The Long, Thorny Path to Calling ISIS 'Genocidal'
Secretary of State John Kerry announced ISIS is responsible for genocide in areas it controls. The move has been a long time coming.
U.S. Secretary of State John Kerry announced Thursday that the State Department had found ISIS responsible for genocide in areas it controls.
“My purpose here today is to assert in my judgment, Daesh is responsible for genocide against groups in areas under its control including Yazidis, Christians and Shiite Muslims,” he said at the State Department, referring to ISIS by one of the other names by which it is known.
The move has been a long time coming.
In August 2014, as the U.S. was launching its first strikes against ISIS fighters in Iraq, Kerry justified the escalation under the theory that ISIS’s activities bore “all the warning signs of genocide.” If American actions were meant to pre-empt such genocide, they apparently failed. In the past few months, ISIS’s campaign against the region’s ethnic and religious minorities, including the persecution of Assyrian Christians and Yazidis, has been formally declared “genocide” by the European Parliament and the United States National Holocaust Museum. (The former of these designations is particularly noteworthy since it was both unanimous and the first time a conflict had been categorized as a “genocide” in real time.)
Earlier this week, the U.S. House of Representatives joined the call, voting 393-0 to designate Islamic State crimes “genocide.” It’s the third time the House has attached the label to an ongoing crisis. As The Washington Post noted, “Roughly 30 percent of the [non-binding] resolution’s 218 co-sponsors are Democrats.”
So why didn’t the White House and State Department immediately follow suit? It’s complicated. Kerry, once wary of a potential genocide, appeared to have become wary of characterizing what’s come to pass in Iraq and Syria as genocidal.
“I have asked our legal department to evaluate, to re-evaluate actually, several observations that were circulating as part of the vetting process of this issue,” he told the AP earlier this week, adding that a judgment would come “very, very soon.” Ultimately, the designation came Thursday, in line with a Congress-set March 17 deadline for a declaration.
Still, it’s unclear what, if any, legal obligations the designation compels. That ISIS is a non-state actor is a complicating factor since the 1948 Convention on genocide, in the words of one expert, is “predicated on the notion that only states commit these crimes.”

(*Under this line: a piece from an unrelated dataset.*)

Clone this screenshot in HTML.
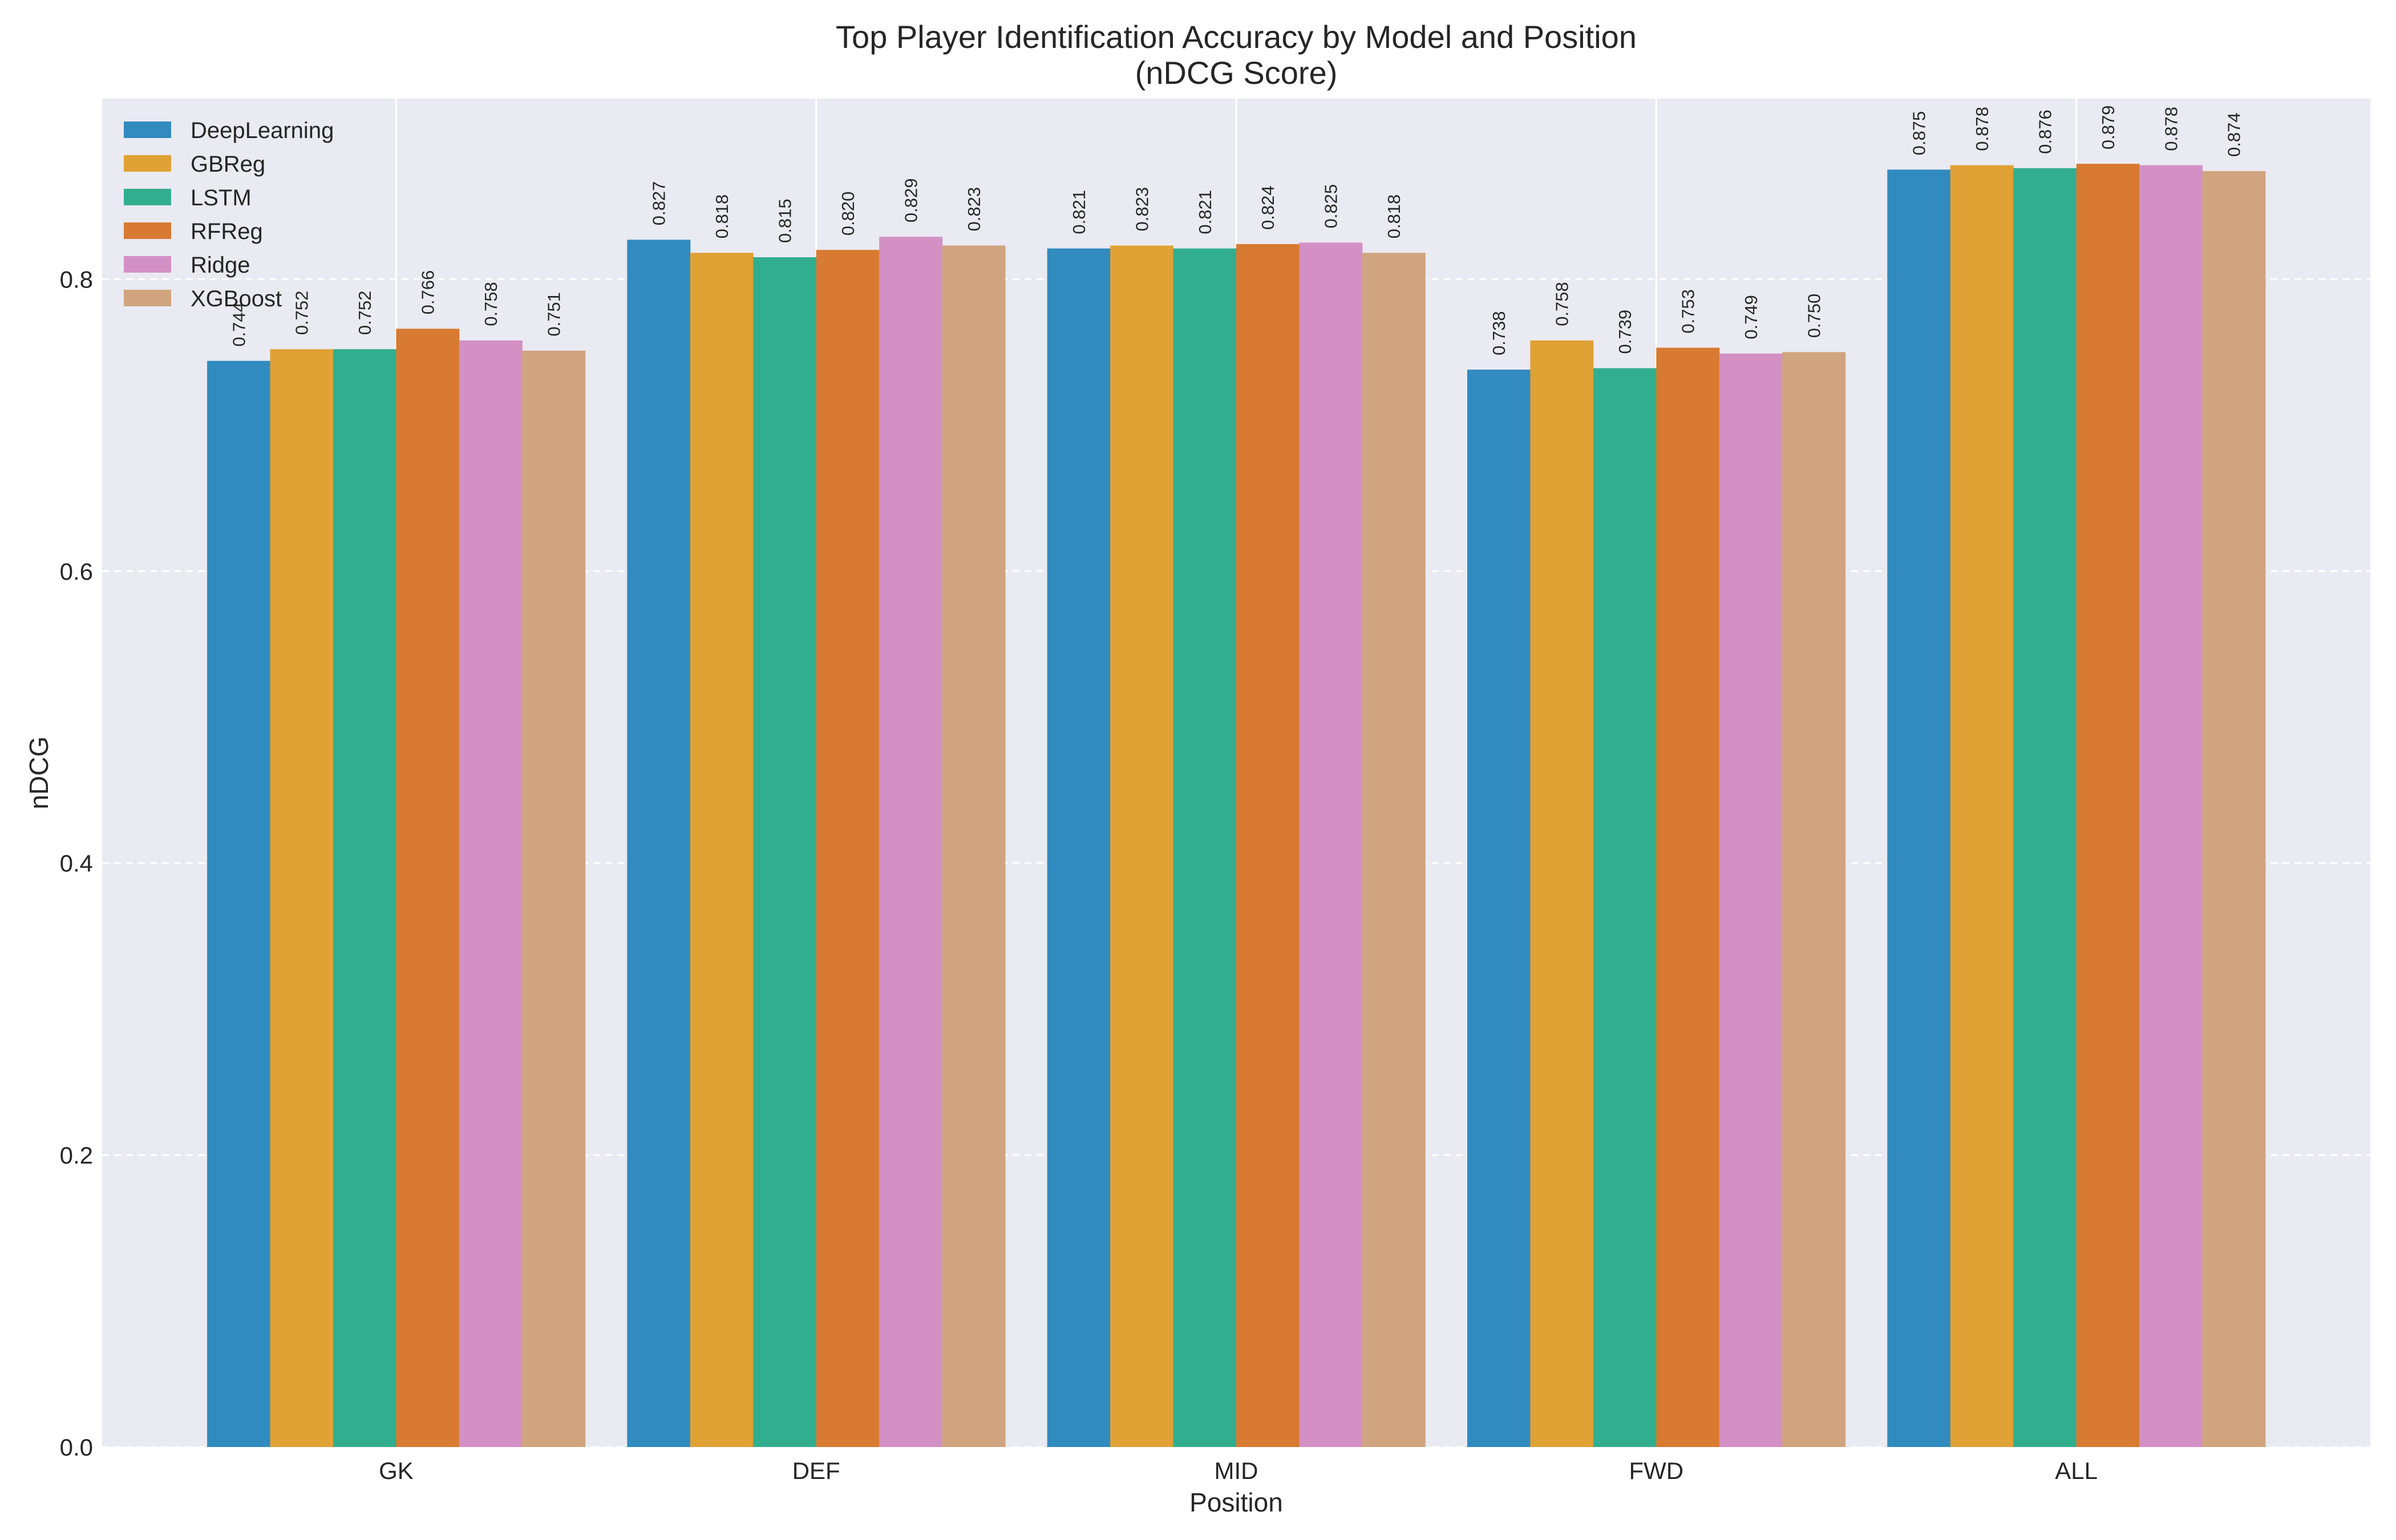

Any decisions on what steps to take against ISIS would be influenced by the ultimately disastrous U.S.-led invasion of Libya in 2011 that was also undertaken on the grounds that it would prevent a massacre. It also comes nearly a year after Congress formally neglected to take up an authorization of military force proposal that would have formally granted (and potentially constrained) President Obama’s ongoing bombing campaign against Islamic State targets—a campaign that has since spread from Iraq and Syria to Libya.
Nevertheless, the House resolution not only put public pressure on the White House to act, but also advanced some political aims. Linking “genocide” with ISIS provides a broader rationale to step up the fight against the terrorist group, which a number of lawmakers and politicians have lobbied for, and, as John Hudson at Foreign Policy notes, would “also give momentum to humanitarian advocates arguing for a more welcoming refugee policy—an issue touted more often by Democrats.”
Obama, given his aversion to raising what he sees as excessive alarm about the terrorist group, doesn’t seem likely to bite. References to this line of thinking can be seen in April’s cover story for The Atlantic, in which Jeffrey Goldberg details the president’s hesitation to emphasize the dangers of ISIS, particularly in the wake of its attacks on Paris last November.
But he [Obama] has never believed that terrorism poses a threat to America commensurate with the fear it generates. Even during the period in 2014 when ISIS was executing its American captives in Syria, his emotions were in check. Valerie Jarrett, Obama’s closest adviser, told him people were worried that the group would soon take its beheading campaign to the U.S. “They’re not coming here to chop our heads off,” he reassured her. Obama frequently reminds his staff that terrorism takes far fewer lives in America than handguns, car accidents, and falls in bathtubs do. Several years ago, he expressed to me his admiration for Israelis’ “resilience” in the face of constant terrorism, and it is clear that he would like to see resilience replace panic in American society.
Thursday’s announcement by Kerry indicates that the president’s feelings about ISIS notwithstanding, the terrorist group will remain at the center of U.S. counterterrorism strategy for at least the immediate future.